Short task
Transcribe every line exactly. Leave the pictures behind.
====
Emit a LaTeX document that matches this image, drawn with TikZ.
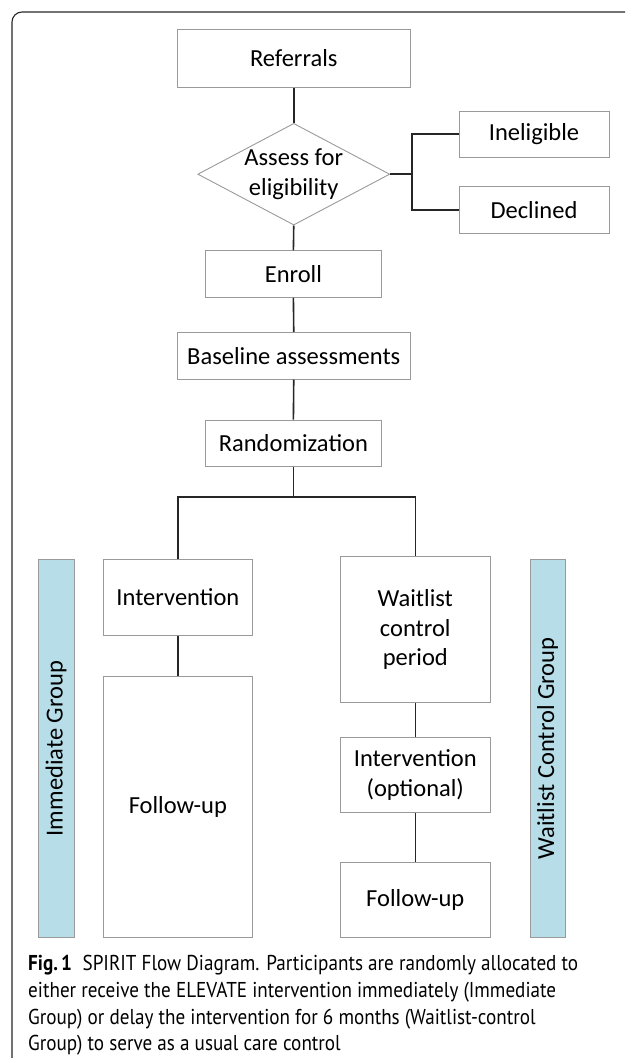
\documentclass[tikz,border=0pt]{standalone}
\usepackage{fontspec}
\setmainfont{Carlito}
\newfontfamily\capfont{PT Sans}
\usetikzlibrary{shapes.geometric}
\definecolor{boxgray}{HTML}{9A9A9A}
\definecolor{barblue}{HTML}{B7DEE8}
\definecolor{linedark}{HTML}{262626}
\begin{document}
\begin{tikzpicture}[x=1pt,y=-1pt,
  box/.style={draw=boxgray, line width=0.9pt, fill=white, inner sep=0pt, align=center,
    font=\fontsize{24.5}{29.5}\selectfont},
  conn/.style={line width=1.6pt, draw=linedark},
  bar/.style={draw=boxgray, line width=0.9pt, fill=barblue, inner sep=0pt,
    font=\fontsize{24.5}{29.5}\selectfont},
  frame/.style={line width=1.1pt, draw=linedark, rounded corners=10pt}]
\useasboundingbox (0,0) rectangle (625,1058);
% outer frame
\coordinate (fbl) at (12,1058);
\coordinate (ftl) at (12,12);
\coordinate (ftr) at (625,12);
\draw[frame] (fbl) -- (ftl) -- (ftr);
% nodes
\node[box, minimum width=233.5pt, minimum height=58.4pt] (ref) at (293.75,58.5) {Referrals};
\node[diamond, draw=boxgray, line width=0.9pt, inner sep=0pt, minimum width=192pt, minimum height=101.7pt,
  label={[align=center, font=\fontsize{24.5}{29.5}\selectfont]center:Assess for\\eligibility}] (assess) at (293.75,174.2) {};
\node[box, minimum width=150pt, minimum height=46.3pt] (inel) at (534,134.2) {Ineligible};
\node[box, minimum width=150pt, minimum height=46.6pt] (decl) at (534,210) {Declined};
\node[box, minimum width=175.3pt, minimum height=46.6pt] (enroll) at (293.4,274) {Enroll};
\node[box, minimum width=233.5pt, minimum height=46.7pt] (base) at (293.75,355.7) {Baseline assessments};
\node[box, minimum width=175.3pt, minimum height=46.3pt] (rand) at (293.4,443.2) {Randomization};
\node[box, minimum width=149.7pt, minimum height=75.7pt] (interv) at (177.85,597.2) {Intervention};
\node[box, minimum width=149.7pt, minimum height=261.7pt] (fu1) at (177.85,806.8) {Follow-up};
\node[box, minimum width=149.8pt, minimum height=145.6pt] (wait) at (415.3,629.5) {Waitlist\\control\\period};
\node[box, minimum width=149.8pt, minimum height=75.4pt] (opt) at (415.3,775) {Intervention\\(optional)};
\node[box, minimum width=149.8pt, minimum height=75pt] (fu2) at (415.3,900.2) {Follow-up};
\node[bar, rotate=90, minimum width=378.4pt, minimum height=35.8pt] (lbar) at (56.2,748.5) {Immediate Group};
\node[bar, rotate=90, minimum width=378.4pt, minimum height=35pt] (rbar) at (547.5,748.5) {Waitlist Control Group};
% connectors
\coordinate (split) at (411.7,174.2);
\coordinate (branch) at (293.4,496.7);
\draw[conn] (ref.south) -- (assess.north);
\draw[conn] (assess.east) -- (split);
\draw[conn] (split) |- (inel.west);
\draw[conn] (split) |- (decl.west);
\draw[conn] (assess.south) -- (enroll.north);
\draw[conn] (enroll.south) -- (base.north);
\draw[conn] (base.south) -- (rand.north);
\draw[conn] (rand.south) -- (branch);
\draw[conn] (branch) -| (interv.north);
\draw[conn] (branch) -| (wait.north);
\draw[conn] (interv.south) -- (fu1.north);
\draw[conn] (wait.south) -- (opt.north);
\draw[conn] (opt.south) -- (fu2.north);
% caption
\node[anchor=base west, inner sep=0pt, font=\capfont\fontsize{21.5}{26.7}\selectfont] (cap) at (28,970.7)
  {\scalebox{0.89}[1]{\begin{tabular}[t]{@{}l@{}}
  \textbf{Fig.\,1}\hspace{0.55em}SPIRIT Flow Diagram. Participants are randomly allocated to\\
  either receive the ELEVATE intervention immediately (Immediate\\
  Group) or delay the intervention for 6 months (Waitlist-control\\
  Group) to serve as a usual care control
  \end{tabular}}};
\end{tikzpicture}
\end{document}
====
Task answer
Emit a LaTeX document that matches this image, drawn with TikZ.
\documentclass[tikz,border=0pt]{standalone}
\usepackage{fontspec}
\setmainfont{Carlito}
\newfontfamily\capfont{PT Sans}
\usetikzlibrary{shapes.geometric}
\definecolor{boxgray}{HTML}{9A9A9A}
\definecolor{barblue}{HTML}{B7DEE8}
\definecolor{linedark}{HTML}{262626}
\begin{document}
\begin{tikzpicture}[x=1pt,y=-1pt,
  box/.style={draw=boxgray, line width=0.9pt, fill=white, inner sep=0pt, align=center,
    font=\fontsize{24.5}{29.5}\selectfont},
  conn/.style={line width=1.6pt, draw=linedark},
  bar/.style={draw=boxgray, line width=0.9pt, fill=barblue, inner sep=0pt,
    font=\fontsize{24.5}{29.5}\selectfont},
  frame/.style={line width=1.1pt, draw=linedark, rounded corners=10pt}]
\useasboundingbox (0,0) rectangle (625,1058);
% outer frame
\coordinate (fbl) at (12,1058);
\coordinate (ftl) at (12,12);
\coordinate (ftr) at (625,12);
\draw[frame] (fbl) -- (ftl) -- (ftr);
% nodes
\node[box, minimum width=233.5pt, minimum height=58.4pt] (ref) at (293.75,58.5) {Referrals};
\node[diamond, draw=boxgray, line width=0.9pt, inner sep=0pt, minimum width=192pt, minimum height=101.7pt,
  label={[align=center, font=\fontsize{24.5}{29.5}\selectfont]center:Assess for\\eligibility}] (assess) at (293.75,174.2) {};
\node[box, minimum width=150pt, minimum height=46.3pt] (inel) at (534,134.2) {Ineligible};
\node[box, minimum width=150pt, minimum height=46.6pt] (decl) at (534,210) {Declined};
\node[box, minimum width=175.3pt, minimum height=46.6pt] (enroll) at (293.4,274) {Enroll};
\node[box, minimum width=233.5pt, minimum height=46.7pt] (base) at (293.75,355.7) {Baseline assessments};
\node[box, minimum width=175.3pt, minimum height=46.3pt] (rand) at (293.4,443.2) {Randomization};
\node[box, minimum width=149.7pt, minimum height=75.7pt] (interv) at (177.85,597.2) {Intervention};
\node[box, minimum width=149.7pt, minimum height=261.7pt] (fu1) at (177.85,806.8) {Follow-up};
\node[box, minimum width=149.8pt, minimum height=145.6pt] (wait) at (415.3,629.5) {Waitlist\\control\\period};
\node[box, minimum width=149.8pt, minimum height=75.4pt] (opt) at (415.3,775) {Intervention\\(optional)};
\node[box, minimum width=149.8pt, minimum height=75pt] (fu2) at (415.3,900.2) {Follow-up};
\node[bar, rotate=90, minimum width=378.4pt, minimum height=35.8pt] (lbar) at (56.2,748.5) {Immediate Group};
\node[bar, rotate=90, minimum width=378.4pt, minimum height=35pt] (rbar) at (547.5,748.5) {Waitlist Control Group};
% connectors
\coordinate (split) at (411.7,174.2);
\coordinate (branch) at (293.4,496.7);
\draw[conn] (ref.south) -- (assess.north);
\draw[conn] (assess.east) -- (split);
\draw[conn] (split) |- (inel.west);
\draw[conn] (split) |- (decl.west);
\draw[conn] (assess.south) -- (enroll.north);
\draw[conn] (enroll.south) -- (base.north);
\draw[conn] (base.south) -- (rand.north);
\draw[conn] (rand.south) -- (branch);
\draw[conn] (branch) -| (interv.north);
\draw[conn] (branch) -| (wait.north);
\draw[conn] (interv.south) -- (fu1.north);
\draw[conn] (wait.south) -- (opt.north);
\draw[conn] (opt.south) -- (fu2.north);
% caption
\node[anchor=base west, inner sep=0pt, font=\capfont\fontsize{21.5}{26.7}\selectfont] (cap) at (28,970.7)
  {\scalebox{0.89}[1]{\begin{tabular}[t]{@{}l@{}}
  \textbf{Fig.\,1}\hspace{0.55em}SPIRIT Flow Diagram. Participants are randomly allocated to\\
  either receive the ELEVATE intervention immediately (Immediate\\
  Group) or delay the intervention for 6 months (Waitlist-control\\
  Group) to serve as a usual care control
  \end{tabular}}};
\end{tikzpicture}
\end{document}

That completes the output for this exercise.